▶ [Task to complete] In the listing below, locate the lines bearing the word "code". Copy every one of them.
****
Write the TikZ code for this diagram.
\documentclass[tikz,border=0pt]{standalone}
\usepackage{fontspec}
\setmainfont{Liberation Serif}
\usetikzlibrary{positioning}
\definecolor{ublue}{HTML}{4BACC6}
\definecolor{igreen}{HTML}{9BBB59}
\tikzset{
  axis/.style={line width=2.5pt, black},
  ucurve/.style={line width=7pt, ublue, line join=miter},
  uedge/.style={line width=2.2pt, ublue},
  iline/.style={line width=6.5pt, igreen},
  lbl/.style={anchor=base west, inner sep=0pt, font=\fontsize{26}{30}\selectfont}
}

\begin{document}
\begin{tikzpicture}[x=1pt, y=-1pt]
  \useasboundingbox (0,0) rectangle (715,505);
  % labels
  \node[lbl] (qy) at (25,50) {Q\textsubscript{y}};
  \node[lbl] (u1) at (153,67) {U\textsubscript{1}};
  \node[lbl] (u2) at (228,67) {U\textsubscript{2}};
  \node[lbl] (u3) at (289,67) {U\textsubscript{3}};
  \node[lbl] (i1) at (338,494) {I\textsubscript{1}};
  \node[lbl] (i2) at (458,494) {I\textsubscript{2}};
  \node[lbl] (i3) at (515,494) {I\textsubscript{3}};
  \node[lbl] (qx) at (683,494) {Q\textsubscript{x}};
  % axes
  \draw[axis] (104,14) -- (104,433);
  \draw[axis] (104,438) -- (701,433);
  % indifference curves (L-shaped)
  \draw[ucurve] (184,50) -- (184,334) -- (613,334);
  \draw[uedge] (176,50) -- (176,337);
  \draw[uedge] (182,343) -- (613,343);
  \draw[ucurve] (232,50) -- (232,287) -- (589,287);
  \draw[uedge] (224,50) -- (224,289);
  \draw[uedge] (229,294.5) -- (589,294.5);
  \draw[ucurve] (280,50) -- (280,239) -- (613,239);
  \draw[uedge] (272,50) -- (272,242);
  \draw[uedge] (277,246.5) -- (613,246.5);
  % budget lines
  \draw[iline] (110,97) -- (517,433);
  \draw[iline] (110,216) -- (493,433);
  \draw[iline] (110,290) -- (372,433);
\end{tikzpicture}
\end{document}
****
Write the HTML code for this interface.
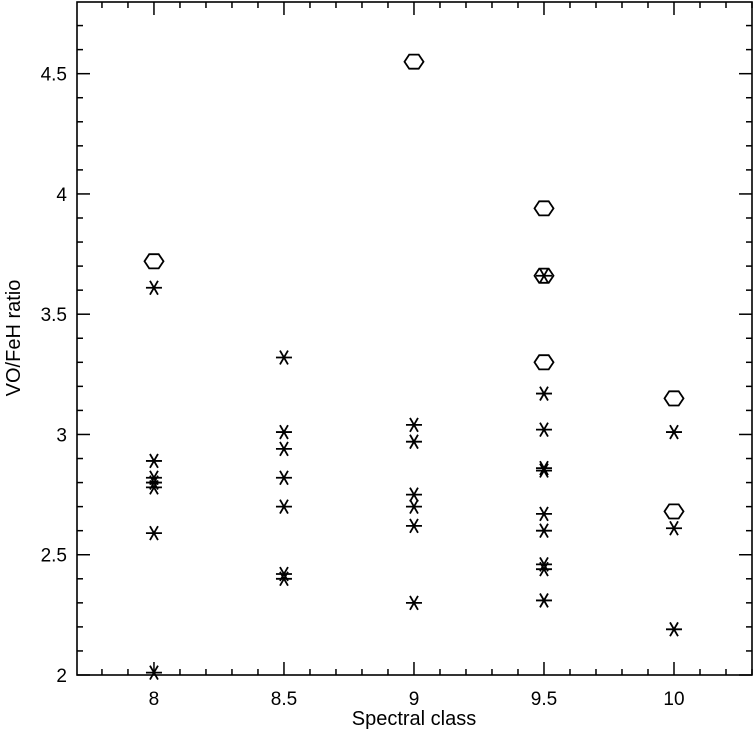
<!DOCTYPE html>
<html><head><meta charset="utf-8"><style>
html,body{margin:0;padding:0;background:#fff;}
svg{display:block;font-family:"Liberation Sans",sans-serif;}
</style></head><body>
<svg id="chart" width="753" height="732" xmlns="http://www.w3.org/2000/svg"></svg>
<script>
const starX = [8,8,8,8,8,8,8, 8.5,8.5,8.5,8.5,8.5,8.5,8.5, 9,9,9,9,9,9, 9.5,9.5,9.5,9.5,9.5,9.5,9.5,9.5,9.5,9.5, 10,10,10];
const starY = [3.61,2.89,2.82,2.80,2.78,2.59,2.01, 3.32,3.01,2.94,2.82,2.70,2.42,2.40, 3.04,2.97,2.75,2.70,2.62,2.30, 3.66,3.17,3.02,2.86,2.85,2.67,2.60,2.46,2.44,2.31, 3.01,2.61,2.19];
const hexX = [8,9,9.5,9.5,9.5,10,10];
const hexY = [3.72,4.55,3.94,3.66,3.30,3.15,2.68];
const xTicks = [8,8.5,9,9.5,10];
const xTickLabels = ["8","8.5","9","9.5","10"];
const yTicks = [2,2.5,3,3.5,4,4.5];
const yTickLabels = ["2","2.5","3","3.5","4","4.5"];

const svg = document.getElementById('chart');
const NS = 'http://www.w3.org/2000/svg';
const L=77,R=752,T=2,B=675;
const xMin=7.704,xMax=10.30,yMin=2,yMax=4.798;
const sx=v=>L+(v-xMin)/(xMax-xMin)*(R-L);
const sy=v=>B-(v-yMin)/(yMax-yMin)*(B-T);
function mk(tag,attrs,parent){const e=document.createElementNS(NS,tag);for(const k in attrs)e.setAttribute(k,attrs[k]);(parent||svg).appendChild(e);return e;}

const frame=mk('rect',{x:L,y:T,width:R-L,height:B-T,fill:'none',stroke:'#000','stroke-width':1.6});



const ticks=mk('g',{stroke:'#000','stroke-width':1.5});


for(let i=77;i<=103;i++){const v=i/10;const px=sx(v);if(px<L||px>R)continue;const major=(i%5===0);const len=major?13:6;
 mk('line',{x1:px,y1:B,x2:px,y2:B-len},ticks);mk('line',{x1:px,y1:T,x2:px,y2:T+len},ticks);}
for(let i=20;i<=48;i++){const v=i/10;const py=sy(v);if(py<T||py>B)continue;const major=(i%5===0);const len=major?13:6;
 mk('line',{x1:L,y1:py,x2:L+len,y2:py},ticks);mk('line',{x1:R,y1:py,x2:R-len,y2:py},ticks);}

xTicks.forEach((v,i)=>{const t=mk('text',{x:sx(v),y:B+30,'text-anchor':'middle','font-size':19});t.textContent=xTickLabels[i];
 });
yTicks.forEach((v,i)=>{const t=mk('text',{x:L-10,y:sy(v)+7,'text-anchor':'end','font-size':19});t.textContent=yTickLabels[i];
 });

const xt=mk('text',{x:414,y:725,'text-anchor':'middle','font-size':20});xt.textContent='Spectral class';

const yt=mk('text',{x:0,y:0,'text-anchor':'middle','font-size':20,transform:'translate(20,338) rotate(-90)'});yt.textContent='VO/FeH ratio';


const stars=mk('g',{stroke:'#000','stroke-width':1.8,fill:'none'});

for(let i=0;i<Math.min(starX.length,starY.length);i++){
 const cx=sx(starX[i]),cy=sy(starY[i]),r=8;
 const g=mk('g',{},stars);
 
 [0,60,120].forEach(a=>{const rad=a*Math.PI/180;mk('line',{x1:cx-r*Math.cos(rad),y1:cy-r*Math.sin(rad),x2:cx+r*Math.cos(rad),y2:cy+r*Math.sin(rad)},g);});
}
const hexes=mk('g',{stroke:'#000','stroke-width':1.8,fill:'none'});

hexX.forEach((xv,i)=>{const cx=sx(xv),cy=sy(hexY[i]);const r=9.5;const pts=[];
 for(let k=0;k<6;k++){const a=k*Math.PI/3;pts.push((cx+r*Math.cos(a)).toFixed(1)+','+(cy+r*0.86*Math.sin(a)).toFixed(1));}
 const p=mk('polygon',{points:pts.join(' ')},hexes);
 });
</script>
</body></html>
****
▶ [Task output]
Write the TikZ code for this diagram.
Write the HTML code for this interface.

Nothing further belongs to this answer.